PROBLEM DESCRIPTION » Give an exact transcription of every line, dropping the images.
-- SOURCE DATA start --
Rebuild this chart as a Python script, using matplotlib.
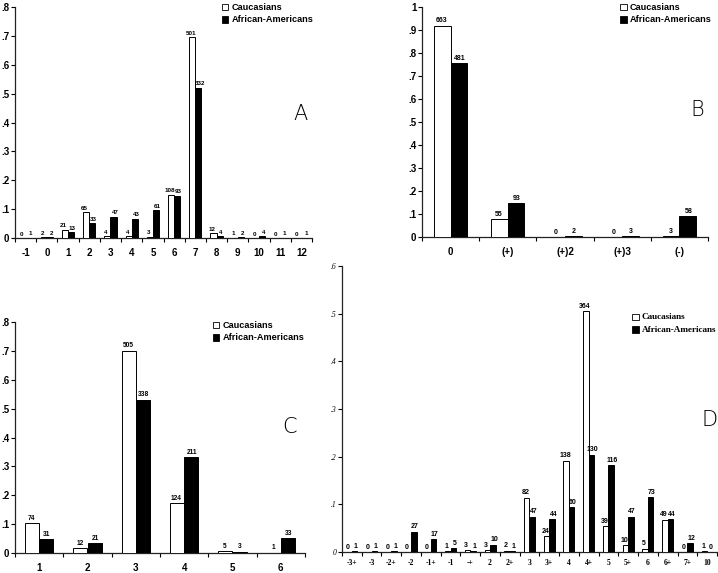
import matplotlib
matplotlib.use('Agg')
import matplotlib.pyplot as plt
from matplotlib.patches import Rectangle
import numpy as np

W, H = 718, 573

# ---- data (counts per category) ----
a_cats = ['-1', '0', '1', '2', '3', '4', '5', '6', '7', '8', '9', '10', '11', '12']
a_cauc = [0, 2, 21, 65, 4, 4, 3, 108, 501, 12, 1, 0, 0, 0]
a_afam = [1, 2, 13, 33, 47, 43, 61, 93, 332, 4, 2, 4, 1, 1]

b_cats = ['0', '(+)', '(+)2', '(+)3', '(-)']
b_cauc = [663, 55, 0, 0, 3]
b_afam = [481, 93, 2, 3, 58]

c_cats = ['1', '2', '3', '4', '5', '6']
c_cauc = [74, 12, 505, 124, 5, 1]
c_afam = [31, 21, 338, 211, 3, 33]

d_cats = ['-3+', '-3', '-2+', '-2', '-1+', '-1', '-+', '2', '2+', '3', '3+',
          '4', '4+', '5', '5+', '6', '6+', '7+', '10']
d_cauc = [0, 0, 0, 0, 0, 1, 3, 3, 2, 82, 24, 138, 364, 39, 10, 5, 49, 0, 1]
d_afam = [1, 1, 1, 27, 17, 5, 1, 10, 1, 47, 44, 60, 130, 116, 47, 73, 44, 12, 0]

series_names = ['Caucasians', 'African-Americans']

fig = plt.figure(figsize=(W / 100, H / 100), dpi=100)
fig.patch.set_facecolor('white')

SANS = 'Liberation Sans'
SERIF = 'Liberation Serif'


def fmt_y(v):
    if abs(v) < 1e-9:
        return '0'
    if abs(v - 1) < 1e-9:
        return '1'
    return ('%.1f' % v)[1:]


def panel(px, cats, cauc, afam, ymax, letter, letter_xy, legend_xy,
          serif=False, tick_fs=7, count_fs=4.8, legend_fs=6.6, ytick_fs=7,
          xpad=7, width=0.29, nudge=0.8):
    l, b, r, t = px
    ax = fig.add_axes([l / W, 1 - b / H, (r - l) / W, (b - t) / H])
    n = len(cats)
    x = np.arange(n)
    pc = np.array(cauc) / sum(cauc)
    pa = np.array(afam) / sum(afam)
    ax.bar(x - width / 2, pc, width, facecolor='white', edgecolor='black',
           linewidth=0.7, zorder=3)
    ax.bar(x + width / 2, pa, width, facecolor='black', edgecolor='black',
           linewidth=0.7, zorder=3)
    cfam = SANS
    for xi, h, c in zip(x - width / 2, pc, cauc):
        ax.annotate(str(c), (xi, h), xytext=(-nudge, 1), textcoords='offset points',
                    ha='center', va='bottom', fontsize=count_fs,
                    fontweight='bold', family=cfam)
    for xi, h, c in zip(x + width / 2, pa, afam):
        ax.annotate(str(c), (xi, h), xytext=(nudge, 1), textcoords='offset points',
                    ha='center', va='bottom', fontsize=count_fs,
                    fontweight='bold', family=cfam)
    ax.set_xlim(-0.5, n - 0.5)
    ax.set_ylim(0, ymax)
    yt = np.round(np.arange(0, ymax + 1e-9, 0.1), 1)
    ax.set_yticks(yt)
    ax.set_yticklabels([fmt_y(v) for v in yt])
    ax.set_xticks(x)
    ax.set_xticklabels(cats)
    ax.set_xticks(np.arange(n + 1) - 0.5, minor=True)
    ax.tick_params(axis='x', which='major', length=0, pad=xpad)
    ax.tick_params(axis='x', which='minor', length=3, width=0.8, direction='out')
    ax.tick_params(axis='y', length=3, width=0.8, direction='out', pad=1)
    fam = SERIF if serif else SANS
    for lab in ax.get_xticklabels():
        lab.set_family(fam)
        lab.set_fontweight('bold')
        lab.set_fontsize(tick_fs)
    for lab in ax.get_yticklabels():
        lab.set_family(fam)
        lab.set_fontweight('bold' if not serif else 'normal')
        lab.set_fontsize(ytick_fs)
        if serif:
            lab.set_style('italic')
    for s in ['top', 'right']:
        ax.spines[s].set_visible(False)
    for s in ['left', 'bottom']:
        ax.spines[s].set_linewidth(0.9)
        ax.spines[s].set_color('#222222')
    ax.set_facecolor('none')

    # panel letter
    fig.text(letter_xy[0] / W, 1 - letter_xy[1] / H, letter, fontsize=15,
             family='DejaVu Sans', fontweight='light', ha='center', va='center')

    # legend
    lx, ly = legend_xy
    sq = 6.5
    for i, (name, fc) in enumerate(zip(series_names, ['white', 'black'])):
        yy = ly + i * 12.5
        fig.patches.append(Rectangle(((lx) / W, 1 - (yy + sq / 2) / H),
                                     sq / W, sq / H, facecolor=fc,
                                     edgecolor='black', linewidth=0.6,
                                     transform=fig.transFigure, figure=fig))
        fig.text((lx + sq + 3) / W, 1 - yy / H, name, fontsize=legend_fs,
                 family=fam, fontweight='bold', ha='left', va='center')
    return ax


# Panel A
panel((15, 238, 312, 7), a_cats, a_cauc, a_afam, 0.8, 'A', (300, 114),
      (222, 7), tick_fs=7, count_fs=4.5, nudge=1.0)
# Panel B
panel((422, 237, 708, 7), b_cats, b_cauc, b_afam, 1.0, 'B', (697, 110),
      (620, 7), tick_fs=7, count_fs=5, nudge=0.5)
# Panel C
panel((15, 553, 305, 322), c_cats, c_cauc, c_afam, 0.8, 'C', (290, 427),
      (213, 325), tick_fs=7, count_fs=4.8, nudge=0.5)
# Panel D
panel((342, 552, 717, 266), d_cats, d_cauc, d_afam, 0.6, 'D', (710, 420),
      (632, 317), serif=True, tick_fs=5.5, count_fs=5.0, legend_fs=6.6,
      ytick_fs=5.5, xpad=5, width=0.28, nudge=0.9)

fig.savefig('out.png', dpi=100)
-- SOURCE DATA end --
OUTPUT FOR THIS TASK »
Rebuild this chart as a Python script, using matplotlib.
import matplotlib
matplotlib.use('Agg')
import matplotlib.pyplot as plt
from matplotlib.patches import Rectangle
import numpy as np

W, H = 718, 573

# ---- data (counts per category) ----
a_cats = ['-1', '0', '1', '2', '3', '4', '5', '6', '7', '8', '9', '10', '11', '12']
a_cauc = [0, 2, 21, 65, 4, 4, 3, 108, 501, 12, 1, 0, 0, 0]
a_afam = [1, 2, 13, 33, 47, 43, 61, 93, 332, 4, 2, 4, 1, 1]

b_cats = ['0', '(+)', '(+)2', '(+)3', '(-)']
b_cauc = [663, 55, 0, 0, 3]
b_afam = [481, 93, 2, 3, 58]

c_cats = ['1', '2', '3', '4', '5', '6']
c_cauc = [74, 12, 505, 124, 5, 1]
c_afam = [31, 21, 338, 211, 3, 33]

d_cats = ['-3+', '-3', '-2+', '-2', '-1+', '-1', '-+', '2', '2+', '3', '3+',
          '4', '4+', '5', '5+', '6', '6+', '7+', '10']
d_cauc = [0, 0, 0, 0, 0, 1, 3, 3, 2, 82, 24, 138, 364, 39, 10, 5, 49, 0, 1]
d_afam = [1, 1, 1, 27, 17, 5, 1, 10, 1, 47, 44, 60, 130, 116, 47, 73, 44, 12, 0]

series_names = ['Caucasians', 'African-Americans']

fig = plt.figure(figsize=(W / 100, H / 100), dpi=100)
fig.patch.set_facecolor('white')

SANS = 'Liberation Sans'
SERIF = 'Liberation Serif'


def fmt_y(v):
    if abs(v) < 1e-9:
        return '0'
    if abs(v - 1) < 1e-9:
        return '1'
    return ('%.1f' % v)[1:]


def panel(px, cats, cauc, afam, ymax, letter, letter_xy, legend_xy,
          serif=False, tick_fs=7, count_fs=4.8, legend_fs=6.6, ytick_fs=7,
          xpad=7, width=0.29, nudge=0.8):
    l, b, r, t = px
    ax = fig.add_axes([l / W, 1 - b / H, (r - l) / W, (b - t) / H])
    n = len(cats)
    x = np.arange(n)
    pc = np.array(cauc) / sum(cauc)
    pa = np.array(afam) / sum(afam)
    ax.bar(x - width / 2, pc, width, facecolor='white', edgecolor='black',
           linewidth=0.7, zorder=3)
    ax.bar(x + width / 2, pa, width, facecolor='black', edgecolor='black',
           linewidth=0.7, zorder=3)
    cfam = SANS
    for xi, h, c in zip(x - width / 2, pc, cauc):
        ax.annotate(str(c), (xi, h), xytext=(-nudge, 1), textcoords='offset points',
                    ha='center', va='bottom', fontsize=count_fs,
                    fontweight='bold', family=cfam)
    for xi, h, c in zip(x + width / 2, pa, afam):
        ax.annotate(str(c), (xi, h), xytext=(nudge, 1), textcoords='offset points',
                    ha='center', va='bottom', fontsize=count_fs,
                    fontweight='bold', family=cfam)
    ax.set_xlim(-0.5, n - 0.5)
    ax.set_ylim(0, ymax)
    yt = np.round(np.arange(0, ymax + 1e-9, 0.1), 1)
    ax.set_yticks(yt)
    ax.set_yticklabels([fmt_y(v) for v in yt])
    ax.set_xticks(x)
    ax.set_xticklabels(cats)
    ax.set_xticks(np.arange(n + 1) - 0.5, minor=True)
    ax.tick_params(axis='x', which='major', length=0, pad=xpad)
    ax.tick_params(axis='x', which='minor', length=3, width=0.8, direction='out')
    ax.tick_params(axis='y', length=3, width=0.8, direction='out', pad=1)
    fam = SERIF if serif else SANS
    for lab in ax.get_xticklabels():
        lab.set_family(fam)
        lab.set_fontweight('bold')
        lab.set_fontsize(tick_fs)
    for lab in ax.get_yticklabels():
        lab.set_family(fam)
        lab.set_fontweight('bold' if not serif else 'normal')
        lab.set_fontsize(ytick_fs)
        if serif:
            lab.set_style('italic')
    for s in ['top', 'right']:
        ax.spines[s].set_visible(False)
    for s in ['left', 'bottom']:
        ax.spines[s].set_linewidth(0.9)
        ax.spines[s].set_color('#222222')
    ax.set_facecolor('none')

    # panel letter
    fig.text(letter_xy[0] / W, 1 - letter_xy[1] / H, letter, fontsize=15,
             family='DejaVu Sans', fontweight='light', ha='center', va='center')

    # legend
    lx, ly = legend_xy
    sq = 6.5
    for i, (name, fc) in enumerate(zip(series_names, ['white', 'black'])):
        yy = ly + i * 12.5
        fig.patches.append(Rectangle(((lx) / W, 1 - (yy + sq / 2) / H),
                                     sq / W, sq / H, facecolor=fc,
                                     edgecolor='black', linewidth=0.6,
                                     transform=fig.transFigure, figure=fig))
        fig.text((lx + sq + 3) / W, 1 - yy / H, name, fontsize=legend_fs,
                 family=fam, fontweight='bold', ha='left', va='center')
    return ax


# Panel A
panel((15, 238, 312, 7), a_cats, a_cauc, a_afam, 0.8, 'A', (300, 114),
      (222, 7), tick_fs=7, count_fs=4.5, nudge=1.0)
# Panel B
panel((422, 237, 708, 7), b_cats, b_cauc, b_afam, 1.0, 'B', (697, 110),
      (620, 7), tick_fs=7, count_fs=5, nudge=0.5)
# Panel C
panel((15, 553, 305, 322), c_cats, c_cauc, c_afam, 0.8, 'C', (290, 427),
      (213, 325), tick_fs=7, count_fs=4.8, nudge=0.5)
# Panel D
panel((342, 552, 717, 266), d_cats, d_cauc, d_afam, 0.6, 'D', (710, 420),
      (632, 317), serif=True, tick_fs=5.5, count_fs=5.0, legend_fs=6.6,
      ytick_fs=5.5, xpad=5, width=0.28, nudge=0.9)

fig.savefig('out.png', dpi=100)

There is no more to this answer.